Some people will not listen after ten warnings.

They must hit the wall themselves before they believe the wall is hard.

That sounds cold, but it is often true.

Not every trap can be avoided for someone else. Not every lesson can be taken on their behalf.

Pain teaches strongly

Before people pay a price, they often do not truly believe in risk.

You tell them a relationship is dangerous, and they think you are jealous. You tell them a project is unreliable, and they think you are conservative. You tell them not to lend money, not to rush, not to get carried away, and they think you do not understand their opportunity.

Many truths are not understood by hearing. They are understood by falling.

After one fall, one pain, one loss, external advice becomes internal experience.

That is not necessarily your failure to explain. It is human nature.

Over-rescuing can drag you down too

Many people are exhausted not because their own life is too full, but because they want to save everyone else.

A relative is about to enter a bad situation and you panic. A friend takes a wrong turn and you become anxious. A partner makes a foolish decision and you want to decide for them.

You think you are being responsible, but you may be carrying consequences that belong to them.

You spend time explaining, emotions persuading, money filling holes, and relationships cleaning up. In the end, the other person may not thank you. They may see you as controlling, negative, or blocking their chance.

Kindness without boundaries often becomes shared sinking.

Constant teaching invites resistance

People do not like being lectured, especially when they are excited, confident, or emotionally committed.

The more you repeat that you are doing it for their good, the more they may feel judged from above.
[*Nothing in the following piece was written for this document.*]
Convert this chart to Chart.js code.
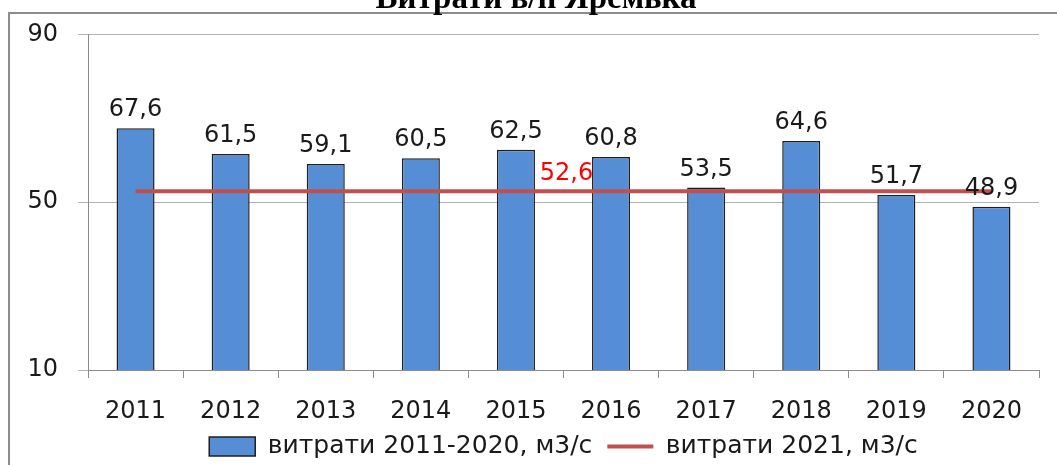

Some warnings should be given once.

State the risk, give the reason, leave evidence, then step back.

If the other person still chooses to continue, that is their choice.

You cannot live for them or carry every consequence for them.

What proper help looks like

Bounded help is not coldness.

It follows an order:

  1. First ask whether the person actually requested help.
  2. Then ask whether they can hear advice.
  3. Give only help whose loss you can bear.
  4. Do not use your own life as their safety net.
  5. If they repeatedly ignore warnings, stop investing.

Before helping, ask: if this ends badly, can I bear the cost?

If not, do not tie yourself to it.

Let people take their own classes

The hardest part of relationships is seeing someone move toward a loss and not being able to pull them back.

But everyone has their own learning path.

Some people must be educated by reality. Some must be struck by outcomes. Some must grow judgment through cost.

What you can do is warn once without sacrificing yourself, not fight reality on their behalf.

Mature compassion is not removing all pain from others. It is refusing to lose yourself in their pain.

The point

The trap is often the best teacher because it does not argue. It gives feedback.

You can be kind, warn, and accompany, but do not become obsessed with saving everyone.

Allow relatives to hit walls, friends to take detours, and others to pay for their choices.

This is not cruelty. It is recognizing that each person must be responsible for their own life.

See clearly, let go, and keep boundaries. Not every class requires you to sit in.